» **DESCRIPTION OF THE TASK**:
Every line of the data must be copied exactly.

begin

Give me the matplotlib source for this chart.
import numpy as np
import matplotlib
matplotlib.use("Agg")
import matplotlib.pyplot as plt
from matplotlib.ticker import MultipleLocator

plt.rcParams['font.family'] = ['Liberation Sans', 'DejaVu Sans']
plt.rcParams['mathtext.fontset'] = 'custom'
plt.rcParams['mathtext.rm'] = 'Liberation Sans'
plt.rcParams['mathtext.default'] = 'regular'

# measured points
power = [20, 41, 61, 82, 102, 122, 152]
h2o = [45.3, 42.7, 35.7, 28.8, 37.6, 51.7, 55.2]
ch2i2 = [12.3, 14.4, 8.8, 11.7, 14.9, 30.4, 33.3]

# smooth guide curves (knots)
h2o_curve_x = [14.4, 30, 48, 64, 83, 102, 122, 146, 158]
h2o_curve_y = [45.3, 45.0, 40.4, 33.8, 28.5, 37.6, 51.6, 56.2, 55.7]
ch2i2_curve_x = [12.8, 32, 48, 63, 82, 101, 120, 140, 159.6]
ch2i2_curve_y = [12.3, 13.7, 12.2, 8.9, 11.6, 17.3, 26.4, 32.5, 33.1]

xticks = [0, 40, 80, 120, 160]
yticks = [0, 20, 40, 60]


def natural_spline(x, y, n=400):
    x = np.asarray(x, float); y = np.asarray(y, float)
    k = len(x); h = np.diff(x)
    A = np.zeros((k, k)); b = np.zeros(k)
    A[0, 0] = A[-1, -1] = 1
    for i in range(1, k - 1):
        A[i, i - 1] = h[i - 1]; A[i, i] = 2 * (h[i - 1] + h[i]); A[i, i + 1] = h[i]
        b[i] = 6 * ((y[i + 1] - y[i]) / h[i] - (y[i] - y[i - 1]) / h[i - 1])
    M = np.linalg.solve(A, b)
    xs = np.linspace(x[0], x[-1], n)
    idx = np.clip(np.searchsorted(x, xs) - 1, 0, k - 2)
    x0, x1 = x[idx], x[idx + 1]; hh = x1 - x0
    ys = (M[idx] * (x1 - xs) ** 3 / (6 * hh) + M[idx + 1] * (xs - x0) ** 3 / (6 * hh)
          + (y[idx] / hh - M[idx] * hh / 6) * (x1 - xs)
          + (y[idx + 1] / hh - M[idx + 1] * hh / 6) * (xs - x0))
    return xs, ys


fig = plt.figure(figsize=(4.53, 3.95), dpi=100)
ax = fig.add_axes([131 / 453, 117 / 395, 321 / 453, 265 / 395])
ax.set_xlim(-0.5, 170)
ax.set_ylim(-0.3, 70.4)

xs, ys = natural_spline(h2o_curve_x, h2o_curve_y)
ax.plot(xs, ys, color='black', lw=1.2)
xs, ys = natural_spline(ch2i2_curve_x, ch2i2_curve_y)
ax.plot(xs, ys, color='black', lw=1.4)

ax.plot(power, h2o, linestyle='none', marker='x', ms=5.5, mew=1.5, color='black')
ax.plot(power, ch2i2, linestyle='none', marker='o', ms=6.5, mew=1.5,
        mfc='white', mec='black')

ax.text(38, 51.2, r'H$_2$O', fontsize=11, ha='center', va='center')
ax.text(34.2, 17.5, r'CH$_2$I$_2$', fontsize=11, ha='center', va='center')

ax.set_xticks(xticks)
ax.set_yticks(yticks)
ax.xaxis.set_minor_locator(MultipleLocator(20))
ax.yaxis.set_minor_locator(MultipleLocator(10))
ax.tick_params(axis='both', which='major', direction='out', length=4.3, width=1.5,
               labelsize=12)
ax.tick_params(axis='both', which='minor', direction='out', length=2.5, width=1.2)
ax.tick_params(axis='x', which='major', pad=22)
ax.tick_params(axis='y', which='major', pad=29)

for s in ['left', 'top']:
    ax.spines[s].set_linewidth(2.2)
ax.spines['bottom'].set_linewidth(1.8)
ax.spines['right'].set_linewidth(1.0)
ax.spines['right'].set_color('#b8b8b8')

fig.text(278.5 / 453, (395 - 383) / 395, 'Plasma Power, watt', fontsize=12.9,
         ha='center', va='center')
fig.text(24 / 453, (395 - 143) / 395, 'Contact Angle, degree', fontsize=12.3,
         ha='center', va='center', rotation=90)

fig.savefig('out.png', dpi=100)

end

» **FULL RESPONSE**:
Give me the matplotlib source for this chart.
import numpy as np
import matplotlib
matplotlib.use("Agg")
import matplotlib.pyplot as plt
from matplotlib.ticker import MultipleLocator

plt.rcParams['font.family'] = ['Liberation Sans', 'DejaVu Sans']
plt.rcParams['mathtext.fontset'] = 'custom'
plt.rcParams['mathtext.rm'] = 'Liberation Sans'
plt.rcParams['mathtext.default'] = 'regular'

# measured points
power = [20, 41, 61, 82, 102, 122, 152]
h2o = [45.3, 42.7, 35.7, 28.8, 37.6, 51.7, 55.2]
ch2i2 = [12.3, 14.4, 8.8, 11.7, 14.9, 30.4, 33.3]

# smooth guide curves (knots)
h2o_curve_x = [14.4, 30, 48, 64, 83, 102, 122, 146, 158]
h2o_curve_y = [45.3, 45.0, 40.4, 33.8, 28.5, 37.6, 51.6, 56.2, 55.7]
ch2i2_curve_x = [12.8, 32, 48, 63, 82, 101, 120, 140, 159.6]
ch2i2_curve_y = [12.3, 13.7, 12.2, 8.9, 11.6, 17.3, 26.4, 32.5, 33.1]

xticks = [0, 40, 80, 120, 160]
yticks = [0, 20, 40, 60]


def natural_spline(x, y, n=400):
    x = np.asarray(x, float); y = np.asarray(y, float)
    k = len(x); h = np.diff(x)
    A = np.zeros((k, k)); b = np.zeros(k)
    A[0, 0] = A[-1, -1] = 1
    for i in range(1, k - 1):
        A[i, i - 1] = h[i - 1]; A[i, i] = 2 * (h[i - 1] + h[i]); A[i, i + 1] = h[i]
        b[i] = 6 * ((y[i + 1] - y[i]) / h[i] - (y[i] - y[i - 1]) / h[i - 1])
    M = np.linalg.solve(A, b)
    xs = np.linspace(x[0], x[-1], n)
    idx = np.clip(np.searchsorted(x, xs) - 1, 0, k - 2)
    x0, x1 = x[idx], x[idx + 1]; hh = x1 - x0
    ys = (M[idx] * (x1 - xs) ** 3 / (6 * hh) + M[idx + 1] * (xs - x0) ** 3 / (6 * hh)
          + (y[idx] / hh - M[idx] * hh / 6) * (x1 - xs)
          + (y[idx + 1] / hh - M[idx + 1] * hh / 6) * (xs - x0))
    return xs, ys


fig = plt.figure(figsize=(4.53, 3.95), dpi=100)
ax = fig.add_axes([131 / 453, 117 / 395, 321 / 453, 265 / 395])
ax.set_xlim(-0.5, 170)
ax.set_ylim(-0.3, 70.4)

xs, ys = natural_spline(h2o_curve_x, h2o_curve_y)
ax.plot(xs, ys, color='black', lw=1.2)
xs, ys = natural_spline(ch2i2_curve_x, ch2i2_curve_y)
ax.plot(xs, ys, color='black', lw=1.4)

ax.plot(power, h2o, linestyle='none', marker='x', ms=5.5, mew=1.5, color='black')
ax.plot(power, ch2i2, linestyle='none', marker='o', ms=6.5, mew=1.5,
        mfc='white', mec='black')

ax.text(38, 51.2, r'H$_2$O', fontsize=11, ha='center', va='center')
ax.text(34.2, 17.5, r'CH$_2$I$_2$', fontsize=11, ha='center', va='center')

ax.set_xticks(xticks)
ax.set_yticks(yticks)
ax.xaxis.set_minor_locator(MultipleLocator(20))
ax.yaxis.set_minor_locator(MultipleLocator(10))
ax.tick_params(axis='both', which='major', direction='out', length=4.3, width=1.5,
               labelsize=12)
ax.tick_params(axis='both', which='minor', direction='out', length=2.5, width=1.2)
ax.tick_params(axis='x', which='major', pad=22)
ax.tick_params(axis='y', which='major', pad=29)

for s in ['left', 'top']:
    ax.spines[s].set_linewidth(2.2)
ax.spines['bottom'].set_linewidth(1.8)
ax.spines['right'].set_linewidth(1.0)
ax.spines['right'].set_color('#b8b8b8')

fig.text(278.5 / 453, (395 - 383) / 395, 'Plasma Power, watt', fontsize=12.9,
         ha='center', va='center')
fig.text(24 / 453, (395 - 143) / 395, 'Contact Angle, degree', fontsize=12.3,
         ha='center', va='center', rotation=90)

fig.savefig('out.png', dpi=100)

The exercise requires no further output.